Monday, January 14, 2008

On Being a Virgin

We are talking about AthenaArtemis, and Hestia here, folks: the Three Virgin Goddesses. At the risk of presenting a depressingly simplistic argument, I’m gonna do my best to give you a starting point for thinking about these things. Remember, now, that ancient Greece was a pretty patriarchal collection of cultures.
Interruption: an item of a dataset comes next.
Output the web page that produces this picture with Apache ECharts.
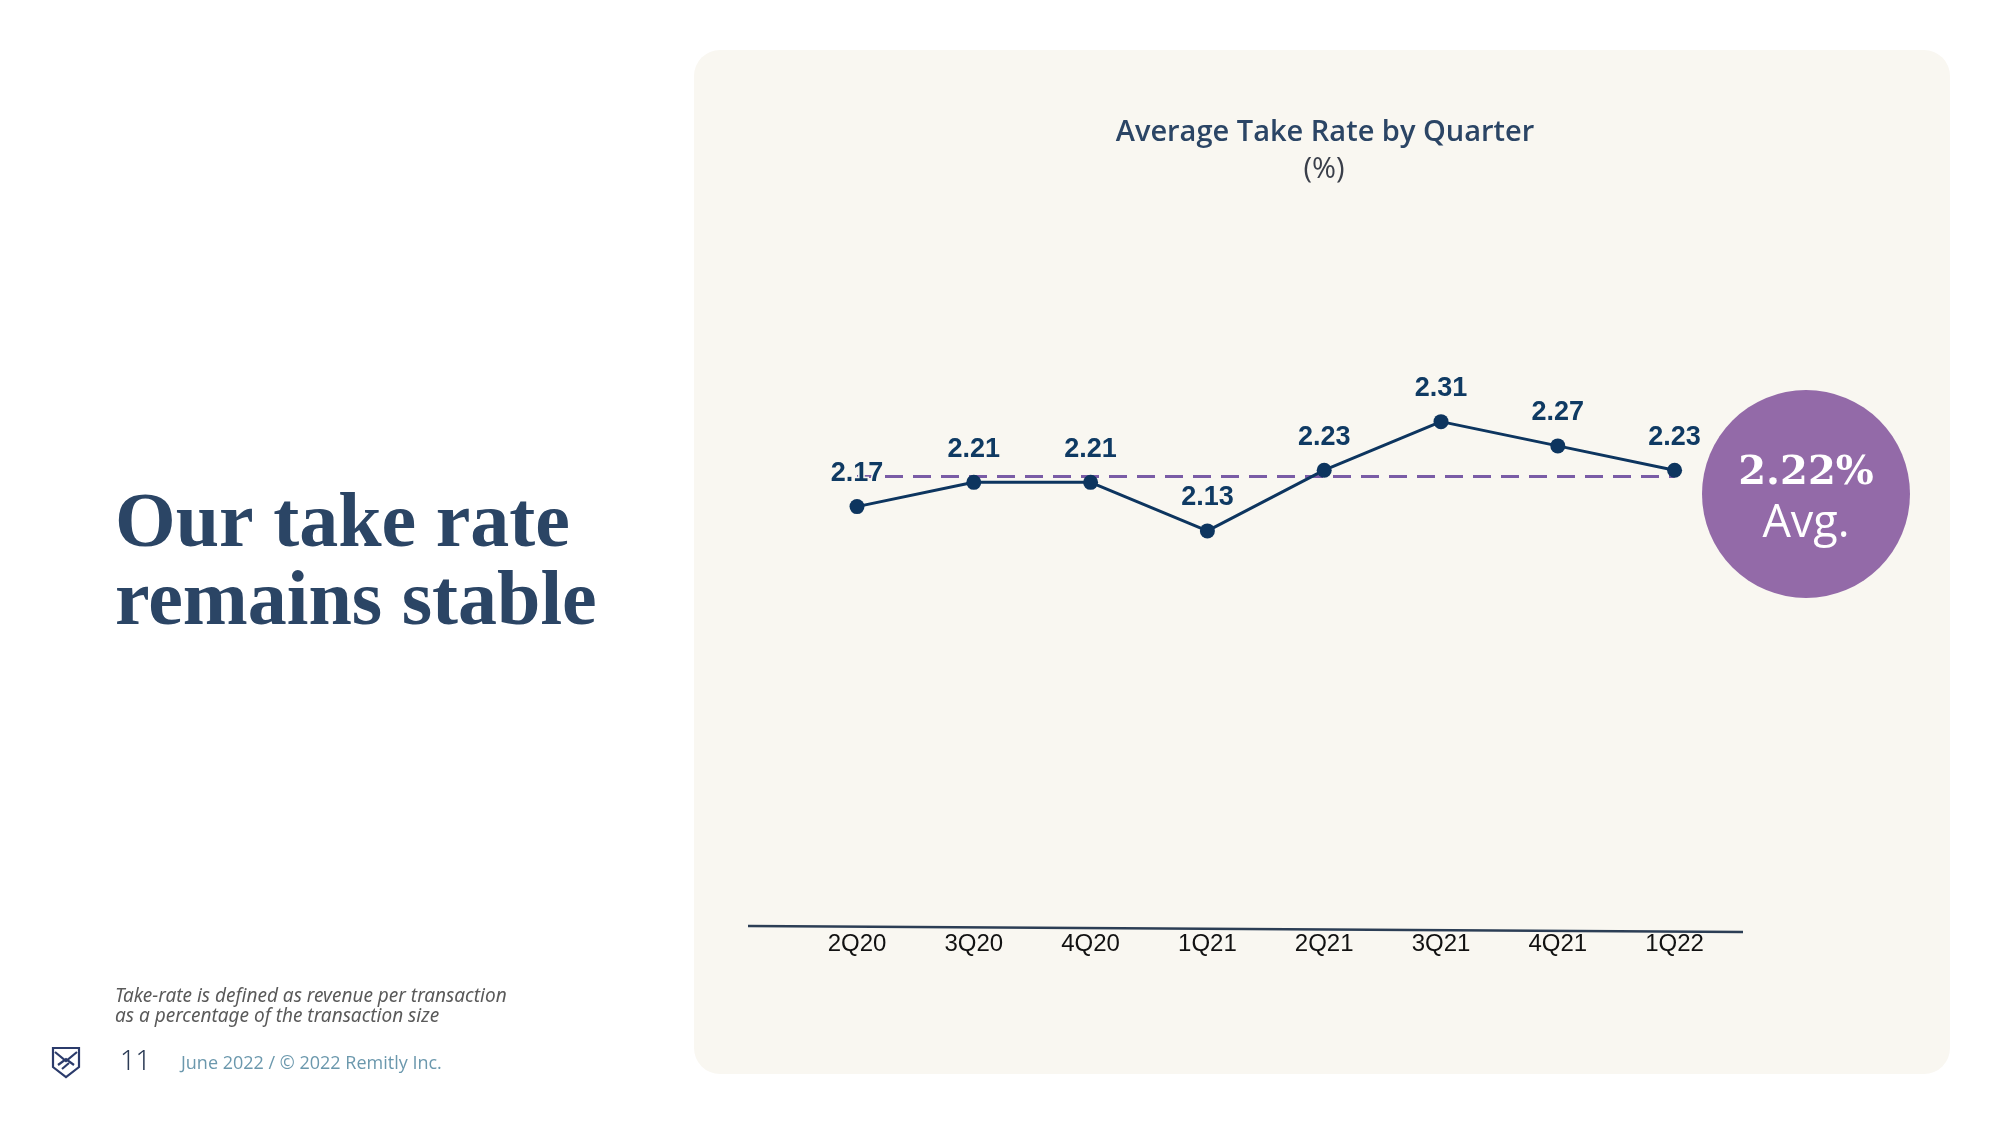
<!DOCTYPE html>
<html>
<head>
<meta charset="utf-8">
<script src="https://cdn.jsdelivr.net/npm/echarts@6/dist/echarts.min.js"></script>
<style>
  html, body { margin: 0; padding: 0; background: #ffffff; }
  #panel { position: absolute; left: 694px; top: 50px; width: 1256px; height: 1024px; border-radius: 26px; background: #f9f7f1; }
  #chart { position: absolute; left: 0; top: 0; width: 2000px; height: 1125px; }
</style>
</head>
<body>
<div id="panel"></div>
<div id="chart"></div>
<script>
const categories = ['2Q20', '3Q20', '4Q20', '1Q21', '2Q21', '3Q21', '4Q21', '1Q22'];
const takeRate = [2.17, 2.21, 2.21, 2.13, 2.23, 2.31, 2.27, 2.23];
const averageRate = 2.22;
const averageText = '2.22%';
const averageWord = 'Avg.';
const chartTitle = 'Average Take Rate by Quarter';
const chartSubtitle = '(%)';
const headline = ['Our take rate', 'remains stable'];
const footnote = ['Take-rate is defined as revenue per transaction', 'as a percentage of the transaction size'];
const pageNumber = '11';
const footerText = 'June 2022 / \u00A9 2022 Remitly Inc.';

const navy = '#0d355f';
const slate = '#2b4565';
const purple = '#7a5ca6';

const chart = echarts.init(document.getElementById('chart'), null, { renderer: 'canvas' });

const logoStroke = { fill: 'none', stroke: '#2b3b6b', lineWidth: 2.2 };

const option = {
  backgroundColor: 'transparent',
  animation: false,
  grid: { left: 798.6, top: 367, width: 934.4, height: 558.4 },
  xAxis: {
    type: 'category',
    data: categories,
    boundaryGap: true,
    axisLine: { show: false },
    axisTick: { show: false },
    axisLabel: {
      margin: 7,
      fontFamily: '"Liberation Sans", Arial, sans-serif',
      fontSize: 24,
      color: '#111111'
    },
    splitLine: { show: false }
  },
  yAxis: {
    type: 'value',
    min: 1.48,
    max: 2.4,
    show: false,
    splitLine: { show: false }
  },
  series: [{
    type: 'line',
    data: takeRate,
    symbol: 'circle',
    symbolSize: 15,
    lineStyle: { color: navy, width: 3 },
    itemStyle: { color: navy },
    z: 5,
    label: {
      show: true,
      position: 'top',
      distance: 12,
      formatter: (p) => p.value.toFixed(2),
      fontFamily: '"Liberation Sans", Arial, sans-serif',
      fontWeight: 'bold',
      fontSize: 27,
      color: '#0f3a63',
      textBorderColor: '#f9f7f1',
      textBorderWidth: 3
    },
    markLine: {
      silent: true,
      symbol: 'none',
      label: { show: false },
      lineStyle: { color: purple, width: 3, type: [18, 10] },
      z: 3,
      data: [[
        { coord: [categories[0], averageRate] },
        { coord: [categories[categories.length - 1], averageRate] }
      ]]
    }
  }],
  graphic: [
    { type: 'line', shape: { x1: 748, y1: 926, x2: 1743, y2: 932 }, style: { stroke: '#2c3e55', lineWidth: 2.5 } },
    { type: 'text', x: 1325, y: 133, style: { text: chartTitle, fill: slate, font: '600 29px "Open Sans", "Noto Sans", sans-serif', align: 'center', verticalAlign: 'middle' } },
    { type: 'text', x: 1324, y: 170, style: { text: chartSubtitle, fill: '#3a3f4a', font: '400 29px "Open Sans", "Noto Sans", sans-serif', align: 'center', verticalAlign: 'middle' } },
    { type: 'circle', shape: { cx: 1806, cy: 494, r: 104 }, style: { fill: '#936aa8' } },
    { type: 'text', x: 1806, y: 474, style: { text: averageText, fill: '#ffffff', font: 'bold 40px "DejaVu Serif", "Liberation Serif", serif', align: 'center', verticalAlign: 'middle' } },
    { type: 'text', x: 1806, y: 524, style: { text: averageWord, fill: '#ffffff', font: '400 45px "Open Sans", "Noto Sans", sans-serif', align: 'center', verticalAlign: 'middle' } },
    { type: 'text', x: 115, y: 526, style: { text: headline[0], fill: slate, font: 'bold 78px "Liberation Serif", "DejaVu Serif", serif', align: 'left', verticalAlign: 'middle' } },
    { type: 'text', x: 115, y: 604, style: { text: headline[1], fill: slate, font: 'bold 78px "Liberation Serif", "DejaVu Serif", serif', align: 'left', verticalAlign: 'middle' } },
    { type: 'text', x: 115, y: 997, style: { text: footnote[0], fill: '#5a5a5a', font: 'italic 19px "Noto Sans", "Open Sans", sans-serif', align: 'left', verticalAlign: 'middle' } },
    { type: 'text', x: 115, y: 1017, style: { text: footnote[1], fill: '#5a5a5a', font: 'italic 19px "Noto Sans", "Open Sans", sans-serif', align: 'left', verticalAlign: 'middle' } },
    { type: 'polygon', shape: { points: [[53, 1048], [79, 1048], [79, 1067], [66, 1077], [53, 1067]] }, style: logoStroke },
    { type: 'polyline', shape: { points: [[55, 1052], [66, 1061], [77, 1052]] }, style: logoStroke },
    { type: 'polyline', shape: { points: [[58, 1065], [66, 1059], [74, 1065]] }, style: logoStroke },
    { type: 'polyline', shape: { points: [[62, 1069], [69, 1063]] }, style: logoStroke },
    { type: 'text', x: 120, y: 1062, style: { text: pageNumber, fill: '#2b3b55', font: '300 27px "Noto Sans", "Open Sans", sans-serif', align: 'left', verticalAlign: 'middle' } },
    { type: 'text', x: 181, y: 1064, style: { text: footerText, fill: '#6b98ad', font: '400 18px "Open Sans", "Noto Sans", sans-serif', align: 'left', verticalAlign: 'middle' } }
  ]
};

chart.setOption(option);
</script>
</body>
</html>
Artemis, by Howard David Johnson
So the thing these ladies had in common was that they weren’t interested in having sex with men - but beyond that they were quite different. Athena was kinda butchy with her interest in war and adventure. The perfect daughter (at least for a patriarch) she owed all of her allegiance to Daddy and that would never change because no husband - or even a mama, in her case - would compete for her attention. As a virgin, she represented an ideal of daughter-hood.
Artemis, on the other hand, was super hot. Tomboy? Sure, but in a sexy sort of way. She ran around in her short little skirt hunting deer, she bathed naked in woodland streams and ponds, she was the sort of untouchable beauty you might “flay the flayed dog” to late at night. But just as virginal daughters were supposed to be attractive but off limits until the deal was sealed with a wedding, so too was Artemis off limits. This stage - tight-bodied virginal beauty - is perfectly represented by the goddess.

And finally, Hestia. Dear Hestia. She was a virgin, but only because the alternative seemed so darn complicated. She represents the perfect homemaker. The problem with women is that once they’re sexually active, you can’t tell WHO they’ve slept with. Also, who knows whether a mother’s allegiance will be to her children or her husband (dangerous for a patriarch - see Rhea). And what about her familial obligations to her father? Hestia circumvents all of these issues. She is literally the hearth, the center of the home, and her virginity is an example of the problematic role that women played in such a patriarchal culture.